Know Your Market
Defining who the customer is at each airport is essential to making any retail concept work profitably, according to Paul Fetscher, president of Great American Brokerage Inc., and conference chairman. And, in knowing your market, it's equally important to understand that airports and the markets they serve are generally drastically different. "We are in a challenging environment," Fetscher says. "there is no one slam-dunk solution for every airport. We need to understand where we are before we can decide what we need to do and what tools and resources we need to get there."
Diane Pryor-Vercelli, senior director of properties and contracts administration at Tampa International Airport, agrees there "is no cookie cutter approach to airport concessions."
Tampa is an O&D market, with a roughly equal split between business and leisure travelers. Following 9/11, Vercelli says the airport saw an immediate 20 percent drop in revenue. To better understand the decline and properly remedy the situation, Vercelli began monitoring concessions on a daily basis.
As a result of the drop in concession sales, two airside retail locations were closed, but have since reopened. By January 2002, Vercelli says the airport suspended daily concession reporting and by May traffic was down by only 5.4 percent, while airside and landside retail saw increases of 7 and 11 percent, respectively.
Retail opportunities at Tampa International Airport, along with the nation's other airports, will be challenged in the upcoming months by any mandates the TSA puts forth. "We have to rethink our capital development," Vercelli says. Already, she comments, the airport has been informed they will need to allow 10,000 square feet for office space for the TSA. Additionally, the airport has concerns about the ability of the floor to support the massive baggage screening equipment the TSA is requiring.
In 1995, Tampa International Airport began a Concession Improvement Trust Agreement (CIT). Under this agreement, 3 percent of gross retail and 4.5 percent of gross food and beverage sales are due to the airport authority, over and above rent. CIT was designed to cover costs of future concession development.
Vercelli says Tampa International Airport is in the process of completing a $24 million expansion project. The airport also expects to spend $24-$30 million to adapt to future TSA mandates.

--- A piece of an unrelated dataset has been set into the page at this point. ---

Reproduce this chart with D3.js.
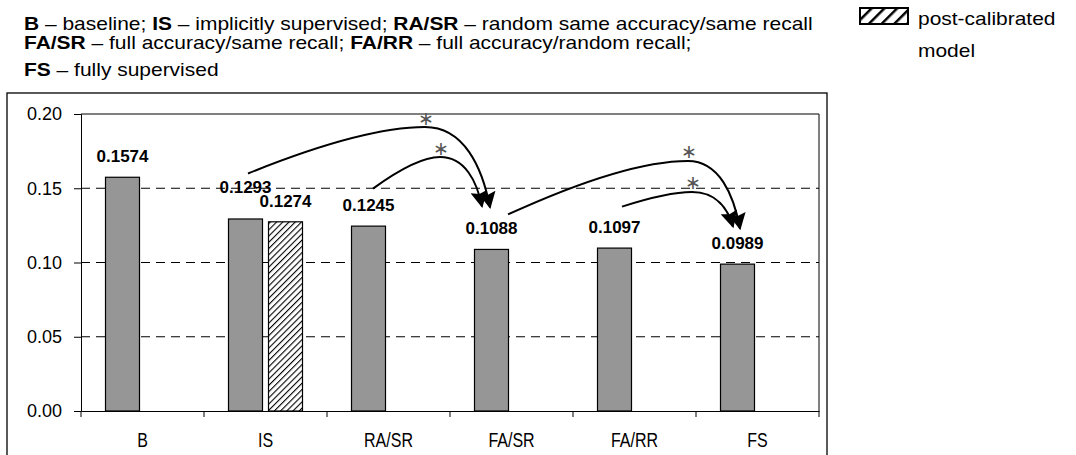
<!DOCTYPE html>
<html>
<head>
<meta charset="utf-8">
<script src="https://cdn.jsdelivr.net/npm/d3@7"></script>
<style>
  html, body { margin: 0; padding: 0; background: #fff; }
  svg text { font-family: "Liberation Sans", Arial, sans-serif; }
</style>
</head>
<body>
<svg id="chart" width="1076" height="455"></svg>
<script>
// Error rates per supervision setting
const categories = ["B", "IS", "RA/SR", "FA/SR", "FA/RR", "FS"];
const modelValues = [0.1574, 0.1293, 0.1245, 0.1088, 0.1097, 0.0989];
// Post-calibrated model only exists for the implicitly supervised setting
const calibratedValues = [null, 0.1274, null, null, null, null];
const yTicks = [0.00, 0.05, 0.10, 0.15, 0.20];

// Significant improvements (marked with an asterisk)
const significanceFrom = ["IS", "RA/SR", "FA/SR", "FA/RR"];
const significanceTo   = ["FA/SR", "FA/SR", "FS", "FS"];
const significancePeak = [0.1912, 0.1710, 0.1684, 0.1475];

const legendLines = [
  [["B", true], [" \u2013 baseline; ", false], ["IS", true], [" \u2013 implicitly supervised; ", false], ["RA/SR", true], [" \u2013 random same accuracy/same recall", false]],
  [["FA/SR", true], [" \u2013 full accuracy/same recall; ", false], ["FA/RR", true], [" \u2013 full accuracy/random recall;", false]],
  [["FS", true], [" \u2013 fully supervised", false]]
];
const keyLines = ["post-calibrated", "model"];

const svg = d3.select("#chart");

// Layout
const frame = { left: 7, top: 93, right: 827, bottom: 454 };
const plot = { left: 81, top: 114, right: 819, bottom: 411 };
const barWidth = 34, barGap = 6;
const labelFont = 17;
const labelLift = [15, 26, 15, 15, 15, 15];
const calibratedLift = 15;
const textStretch = 1.165;

const x = d3.scaleBand().domain(categories).range([plot.left, plot.right]).padding(0);
const x1 = d3.scaleBand().domain(["model", "calibrated"])
  .range([x.bandwidth() / 2 - barWidth - barGap / 2, x.bandwidth() / 2 + barWidth + barGap / 2])
  .paddingInner(barGap / (barWidth + barGap));
const y = d3.scaleLinear().domain([0, 0.20]).range([plot.bottom, plot.top]);

// Hatch patterns: fine for bars, coarse for the legend key
const defs = svg.append("defs");
function hatch(id, size, width) {
  const p = defs.append("pattern").attr("id", id)
    .attr("patternUnits", "userSpaceOnUse").attr("width", size).attr("height", size)
    .attr("patternTransform", "rotate(45)");
  p.append("rect").attr("width", size).attr("height", size).attr("fill", "#fff");
  p.append("line").attr("x1", 0).attr("y1", 0).attr("x2", 0).attr("y2", size)
    .attr("stroke", "#000").attr("stroke-width", width);
}
hatch("hatch", 4.4, 2.2);
hatch("hatchKey", 9, 5);

defs.append("marker").attr("id", "arrowHead")
  .attr("viewBox", "0 0 10 10").attr("refX", 9).attr("refY", 5)
  .attr("markerUnits", "userSpaceOnUse")
  .attr("markerWidth", 21).attr("markerHeight", 17).attr("orient", "auto")
  .append("path").attr("d", "M0,0 L10,5 L0,10 L1.5,5 Z").attr("fill", "#000");

// Abbreviation key at the top
const legend = svg.append("g");
const lineBaselines = [30, 49, 76];
legendLines.forEach((parts, i) => {
  const t = legend.append("text")
    .attr("transform", `translate(24,${lineBaselines[i]}) scale(${textStretch},1)`)
    .attr("font-size", 18).attr("fill", "#000");
  parts.forEach(([s, bold]) => {
    t.append("tspan").attr("font-weight", bold ? "bold" : "normal").text(s);
  });
});

// Key for the hatched series
svg.append("rect").attr("x", 860).attr("y", 8).attr("width", 48).attr("height", 16)
  .attr("fill", "url(#hatchKey)").attr("stroke", "#000").attr("stroke-width", 2);
keyLines.forEach((s, i) => {
  svg.append("text")
    .attr("transform", `translate(918,${[25, 57][i]}) scale(${textStretch},1)`)
    .attr("font-size", 18).text(s);
});

// Chart frame
svg.append("rect").attr("x", frame.left).attr("y", frame.top)
  .attr("width", frame.right - frame.left).attr("height", frame.bottom - frame.top + 10)
  .attr("fill", "none").attr("stroke", "#000").attr("stroke-width", 1.3);

// Gridlines
svg.append("g").selectAll("line").data(yTicks.filter(d => d > 0 && d < 0.20)).join("line")
  .attr("x1", plot.left).attr("x2", plot.right)
  .attr("y1", d => y(d)).attr("y2", d => y(d))
  .attr("stroke", "#000").attr("stroke-width", 1).attr("stroke-dasharray", "9,6");

// Plot area border (top and right)
svg.append("path")
  .attr("d", `M${plot.left},${plot.top}H${plot.right}V${plot.bottom}`)
  .attr("fill", "none").attr("stroke", "#000").attr("stroke-width", 1);

// Bars
const barData = categories.map((c, i) => ({ c, v: modelValues[i], lift: labelLift[i] }));
svg.append("g").selectAll("rect").data(barData).join("rect")
  .attr("x", d => x(d.c) + x1("model"))
  .attr("width", x1.bandwidth())
  .attr("y", d => y(d.v)).attr("height", d => y(0) - y(d.v))
  .attr("fill", "#969696").attr("stroke", "#000").attr("stroke-width", 1.2);

const calData = categories.map((c, i) => ({ c, v: calibratedValues[i] })).filter(d => d.v != null);
svg.append("g").selectAll("rect").data(calData).join("rect")
  .attr("x", d => x(d.c) + x1("calibrated"))
  .attr("width", x1.bandwidth())
  .attr("y", d => y(d.v)).attr("height", d => y(0) - y(d.v))
  .attr("fill", "url(#hatch)").attr("stroke", "#000").attr("stroke-width", 1.2);

// Value labels
svg.append("g").selectAll("text").data(barData).join("text")
  .attr("x", d => x(d.c) + x1("model") + x1.bandwidth() / 2)
  .attr("y", d => y(d.v) - d.lift)
  .attr("text-anchor", "middle").attr("font-weight", "bold").attr("font-size", labelFont)
  .text(d => d.v.toFixed(4));
svg.append("g").selectAll("text").data(calData).join("text")
  .attr("x", d => x(d.c) + x1("calibrated") + x1.bandwidth() / 2)
  .attr("y", d => y(d.v) - calibratedLift)
  .attr("text-anchor", "middle").attr("font-weight", "bold").attr("font-size", labelFont)
  .text(d => d.v.toFixed(4));

// Axes
const yAxis = d3.axisLeft(y).tickValues(yTicks).tickSize(7).tickPadding(12).tickFormat(d3.format(".2f"));
const gy = svg.append("g").attr("transform", `translate(${plot.left},0)`).call(yAxis);
gy.select(".domain").attr("stroke", "#000");
gy.selectAll("text").attr("font-size", 18).attr("font-family", "Liberation Sans, Arial, sans-serif");

const gx = svg.append("g").attr("transform", `translate(0,${plot.bottom})`)
  .call(d3.axisBottom(x).tickSize(0).tickPadding(22));
gx.select(".domain").attr("stroke", "#000");
// category names are set tall and narrow
gx.selectAll(".tick text").attr("font-size", 20).attr("transform", "scale(0.8,1)")
  .attr("font-family", "Liberation Sans, Arial, sans-serif");
// tick marks at category boundaries
gx.append("g").selectAll("line").data(categories.concat([null])).join("line")
  .attr("x1", (d, i) => plot.left + i * x.step()).attr("x2", (d, i) => plot.left + i * x.step())
  .attr("y1", 0).attr("y2", 6).attr("stroke", "#000");

// Significance arrows: rise from the source label, level off, then drop onto the target label
const labelPos = c => {
  const i = categories.indexOf(c);
  return { cx: x(c) + x1("model") + x1.bandwidth() / 2, top: y(modelValues[i]) - labelLift[i] - 12.5 };
};
const startNudge = [[2.5, -7], [4.5, -10], [16.5, -7.5], [7.5, -14]];
const endNudge = [[-1.5, -14.5], [-9.5, -15.5], [2.5, -8], [-4.5, -10]];
const peakBack = [65, 42, 52, 41];
significanceFrom.forEach((from, k) => {
  const a = labelPos(from), b = labelPos(significanceTo[k]);
  const s = [a.cx + startNudge[k][0], a.top + startNudge[k][1]];
  const e = [b.cx + endNudge[k][0], b.top + endNudge[k][1]];
  const p = [e[0] - peakBack[k], y(significancePeak[k])];
  const c1 = [p[0] - (p[0] - s[0]) * 0.35, p[1]];
  const c2 = [p[0] + (e[0] - p[0]) * 0.6, p[1]];
  const c3 = [e[0] - (e[0] - p[0]) * 0.12, e[1] - (e[1] - p[1]) * 0.5];
  const path = d3.path();
  path.moveTo(s[0], s[1]);
  path.quadraticCurveTo(c1[0], c1[1], p[0], p[1]);
  path.bezierCurveTo(c2[0], c2[1], c3[0], c3[1], e[0], e[1]);
  svg.append("path").attr("d", path.toString())
    .attr("fill", "none").attr("stroke", "#000").attr("stroke-width", 2)
    .attr("marker-end", "url(#arrowHead)");
  svg.append("text").attr("x", p[0] + 1).attr("y", p[1] - 9)
    .attr("text-anchor", "middle").attr("dominant-baseline", "central")
    .attr("font-size", 19).attr("fill", "#555")
    .attr("font-family", "DejaVu Sans").attr("font-weight", "200").text("\u2217");
});
</script>
</body>
</html>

While many airport concession managers suggest travelers are dissatisfied with prices at airports, research performed by J.D. Power & Associates and presented by its travel services group director, Michael Taylor, shows price has very little impact on customer satisfaction. As Fetscher suggests, "People don't mind paying more if they feel they've gotten value out of it. If costs are higher, prices need to be higher - but they need to be reasonable."
Amy Shaw, manager of concessions at Denver International Airport, says she allows tenants to dictate their own "fair pricing" by using local, comparable businesses, but it must fall "somewhere between the street and resort/special retail locations."